Day laborers may be the best employees |

Day laborers may be the best employees

Life in Our Mountain Town, by Katie Shaffer

There’s a place downtown that everyone who lives in Truckee knows about. It’s the Truckee unemployment office. You may be thinking, “Isn’t that located in Tahoe City?” What I’m referring to is not an official set-up with paperwork or even a door, walls, or heat.

It’s a parking lot that sits on Southern Pacific land between the train depot and the gas station. You can drive past on any morning and see a gathering of Hispanic men standing around – ready, hopeful, waiting for work.

I’ve been told that there is a lead man who organizes the group. He keeps track of who shows up, in which order. I’ve also heard that these workers who used to get $8 or $10 an hour at the end of a days’ work, are now asking for $12 to $15. That must be the trickle-down effect of more wealth moving into the area.

I read a book called “The Tortilla Curtain” by T.C. Boyl,e which mentioned this same scenario in another California town. In the story, a few caring people in town erect a canvas tent to shelter the Mexican nationals from the hot sun as they wait to be picked up and taken to odd jobs. Others in town disapprove of any effort to help these migrant workers. After much complaining by those who are concerned with appearances, they eventually have the group moved, across the street. Does this sound familiar?

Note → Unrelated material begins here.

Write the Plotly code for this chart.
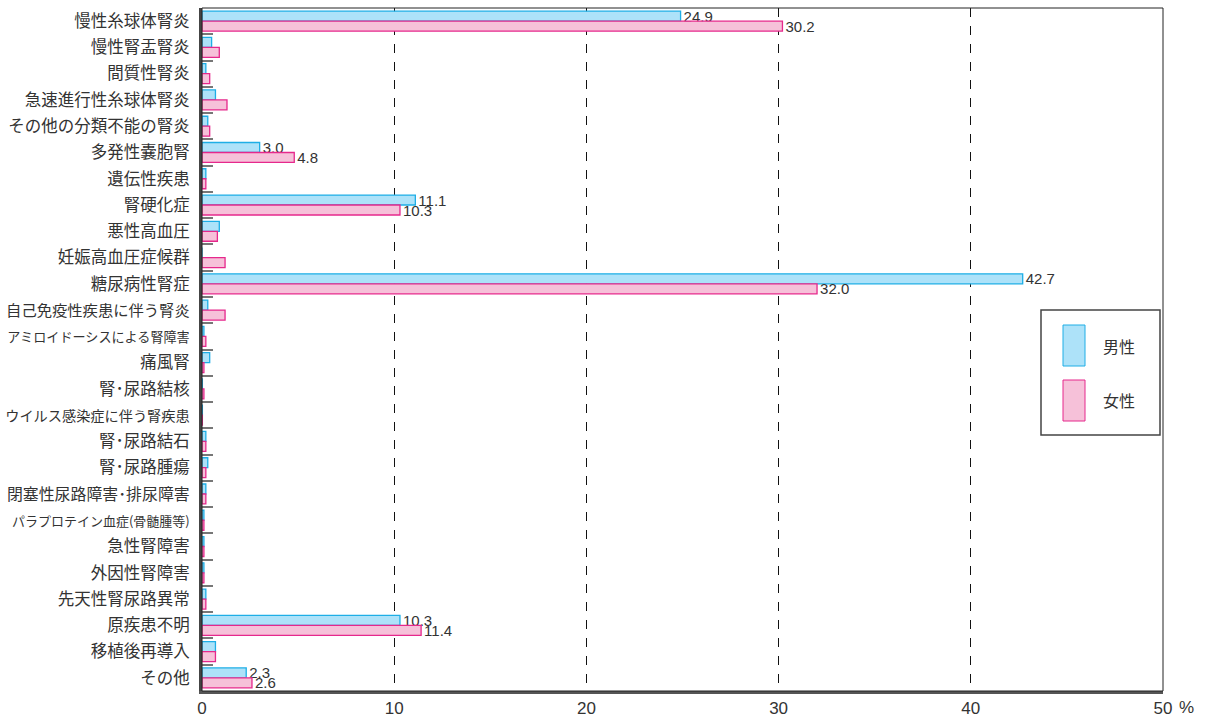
import plotly.graph_objects as go

categories = [
    "慢性糸球体腎炎", "慢性腎盂腎炎", "間質性腎炎", "急速進行性糸球体腎炎",
    "その他の分類不能の腎炎", "多発性嚢胞腎", "遺伝性疾患", "腎硬化症",
    "悪性高血圧", "妊娠高血圧症候群", "糖尿病性腎症", "自己免疫性疾患に伴う腎炎",
    "アミロイドーシスによる腎障害", "痛風腎", "腎･尿路結核", "ウイルス感染症に伴う腎疾患",
    "腎･尿路結石", "腎･尿路腫瘍", "閉塞性尿路障害･排尿障害", "パラプロテイン血症(骨髄腫等)",
    "急性腎障害", "外因性腎障害", "先天性腎尿路異常", "原疾患不明", "移植後再導入", "その他",
]
male = [24.9, 0.5, 0.2, 0.7, 0.3, 3.0, 0.2, 11.1, 0.9, 0.0, 42.7, 0.3, 0.1, 0.4,
        0.02, 0.02, 0.2, 0.3, 0.2, 0.1, 0.1, 0.1, 0.2, 10.3, 0.7, 2.3]
female = [30.2, 0.9, 0.4, 1.3, 0.4, 4.8, 0.2, 10.3, 0.8, 1.2, 32.0, 1.2, 0.2, 0.1,
          0.1, 0.02, 0.2, 0.2, 0.2, 0.1, 0.1, 0.1, 0.2, 11.4, 0.7, 2.6]
male_labels = ["24.9", "", "", "", "", "3.0", "", "11.1", "", "", "42.7", "", "", "",
               "", "", "", "", "", "", "", "", "", "10.3", "", "2.3"]
female_labels = ["30.2", "", "", "", "", "4.8", "", "10.3", "", "", "32.0", "", "", "",
                 "", "", "", "", "", "", "", "", "", "11.4", "", "2.6"]
x_ticks = [0, 10, 20, 30, 40, 50]
x_ticktext = ["0", "10", "20", "30", "40", "50"]
legend_names = ["男性", "女性"]

MALE_FILL, MALE_LINE = "#ade2f9", "#1eaee6"
FEM_FILL, FEM_LINE = "#f6c1d9", "#e6288c"
NUM_FAMILY = "Liberation Sans Narrow, Liberation Sans, sans-serif"
NUM_FONT = dict(family=NUM_FAMILY, size=15, color="#333333")
JP_FONT = "Noto Sans CJK JP, Noto Sans, sans-serif"

# tick label text: shrink long labels so they fit the left margin like the reference
LABEL_SIZE = 16.5
LABEL_ROOM = 184.0
def fit_label(s):
    n = sum(0.55 if c in "()･" else 1.0 for c in s)
    size = min(LABEL_SIZE, LABEL_ROOM / n)
    if size >= LABEL_SIZE:
        return s
    return f'<span style="font-size:{size:.1f}px">{s}</span>'
tick_text = [fit_label(c) for c in categories]

fig = go.Figure()
fig.add_trace(go.Bar(
    y=categories, x=male, orientation="h", name=legend_names[0],
    marker=dict(color=MALE_FILL, line=dict(color=MALE_LINE, width=1.3)),
    text=male_labels, textposition="outside", textfont=NUM_FONT,
    constraintext="none", cliponaxis=False, hoverinfo="x+y",
))
fig.add_trace(go.Bar(
    y=categories, x=female, orientation="h", name=legend_names[1],
    marker=dict(color=FEM_FILL, line=dict(color=FEM_LINE, width=1.3)),
    text=female_labels, textposition="outside", textfont=NUM_FONT,
    constraintext="none", cliponaxis=False, hoverinfo="x+y",
))

fig.update_layout(
    width=1205, height=719,
    margin=dict(l=202, r=42, t=8, b=28, autoexpand=False),
    paper_bgcolor="white", plot_bgcolor="white",
    barmode="group", bargap=0.24, bargroupgap=0.0,
    showlegend=False,
    font=dict(family=JP_FONT, color="#333333"),
)
fig.update_xaxes(
    range=[0, 50], tickvals=x_ticks, ticktext=x_ticktext, automargin=False,
    showgrid=True, gridcolor="#111111", gridwidth=1, griddash="dash",
    zeroline=False, showline=True, linecolor="#555555", linewidth=3,
    ticks="", tickfont=dict(family=NUM_FAMILY, size=17, color="#333333"),
)
fig.update_yaxes(
    autorange="reversed", type="category", automargin=False,
    tickmode="array", tickvals=categories, ticktext=tick_text,
    showgrid=False, zeroline=False, showline=True, linecolor="#444444", linewidth=3,
    ticks="inside", tickson="boundaries", ticklen=11, tickwidth=2, tickcolor="#777777",
    tickfont=dict(family=JP_FONT, size=LABEL_SIZE, color="#333333"),
    ticklabelstandoff=6,
)

# plot border (top / right)
fig.add_shape(type="rect", xref="paper", yref="paper", x0=0, x1=1, y0=0, y1=1,
              line=dict(color="#222222", width=1), layer="above")

# percent sign after last tick
fig.add_annotation(text="%", xref="paper", yref="paper", x=1.0, y=0, xshift=33, yshift=-28,
                   showarrow=False, font=dict(family=NUM_FAMILY, size=17, color="#333333"))

# custom legend (tall swatches)
def px_x(p):
    return (p - 202) / (1163 - 202)

def px_y(p):
    return 1 - (p - 8) / (691 - 8)

fig.add_shape(type="rect", xref="paper", yref="paper",
              x0=px_x(1041), x1=px_x(1160), y0=px_y(435), y1=px_y(310),
              line=dict(color="#444444", width=1.5), fillcolor="white", layer="above")
fig.add_shape(type="rect", xref="paper", yref="paper",
              x0=px_x(1063), x1=px_x(1085), y0=px_y(366), y1=px_y(325),
              line=dict(color=MALE_LINE, width=1), fillcolor=MALE_FILL, layer="above")
fig.add_shape(type="rect", xref="paper", yref="paper",
              x0=px_x(1063), x1=px_x(1085), y0=px_y(421), y1=px_y(380),
              line=dict(color=FEM_LINE, width=1), fillcolor=FEM_FILL, layer="above")
fig.add_annotation(text=legend_names[0], xref="paper", yref="paper", x=px_x(1101), y=px_y(346),
                   xanchor="left", yanchor="middle", showarrow=False,
                   font=dict(family=JP_FONT, size=16, color="#333333"))
fig.add_annotation(text=legend_names[1], xref="paper", yref="paper", x=px_x(1101), y=px_y(400),
                   xanchor="left", yanchor="middle", showarrow=False,
                   font=dict(family=JP_FONT, size=16, color="#333333"))

fig.write_html("out.html")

Anyway, the point I’m hoping to make here has to do with my experiences in hiring laborers, and how I believe that a lot of the Mexicans who stand around downtown with their hands in the their pockets trying to keep warm while they wait for work, may turn out to be a worthy hire.

Recently I noticed an advertisement in the classified section of this newspaper. It was for, and it announced that all job candidates must submit to a drug and criminal test. I wish my husband and I had known that such criteria was an important hiring practice 10 or 15 years ago.

We’ve hired a few criminals and a few drug addicts, and none of them were Hispanic.

Maybe the reason for this is because laying asphalt is hard work. Many do not last more than a day or two. White employees who are willing to do that kind of labor, in our experience, have a tendency for excuses rather than honesty.

We once had a guy working for us who would try to get a DUI about this time of year, late in the season. The way he figured things for himself, this would put him in jail, which he felt was a fine place to spend the winter. He wouldn’t have to pay rent; meals and heat would be provided for free. He figured he would spend six months there, and be out in the spring.

One day my husband let this stellar employee borrow a work truck to drive home. My husband knew that the truck had one headlight out, but he assumed that a drive home to Donner Lake in the late afternoon and back the next morning would be harmless. Of course, this guy didn’t go straight home – he went straight to a bar. At 10 o’clock that night we got a call from the sheriff. Our truck had been pulled over because of the missing headlight, and in it was our reliable employee, drunk, and headed for jail.

A few years after this guy worked for us, I received a letter from a state official who was trying to attach his wages for some offense. I remember filling in the space on the form where it asked for his last known address: Nevada County Jail.

We had another Caucasian employee who blew in from Colorado with six kids and a woman who was expecting their seventh child. Their blended family seemed suspicious to me. I always wondered if there was a mom back in Colorado wondering where a few of her kids had disappeared to. Within a few months, this guy conveniently got injured on the job. One injury led to several more, and before we knew it, he had milked our worker’s compensation insurance dry, caused our rates to triple, and then he disappeared. He was off to another town to run his scam elsewhere.

I can’t say it was entirely a result of these two incidents, but eventually, my husband and I started to note a pattern. Our Hispanic employees were generally hard-working, diligent, non-drug using, family men who really wanted a job. The white boys were less than ideal employees.

I make these generalizations knowing that there are exceptions.

But for those wary of the group standing around at Truckee’s unemployment office downtown, I can tell you from experience, some of these new fellows in town who are looking for work might turn out to be a pretty good hire.

Katie Shaffer is a Truckee resident. Life in Our Mountain Town appears every other week in the Sierra Sun.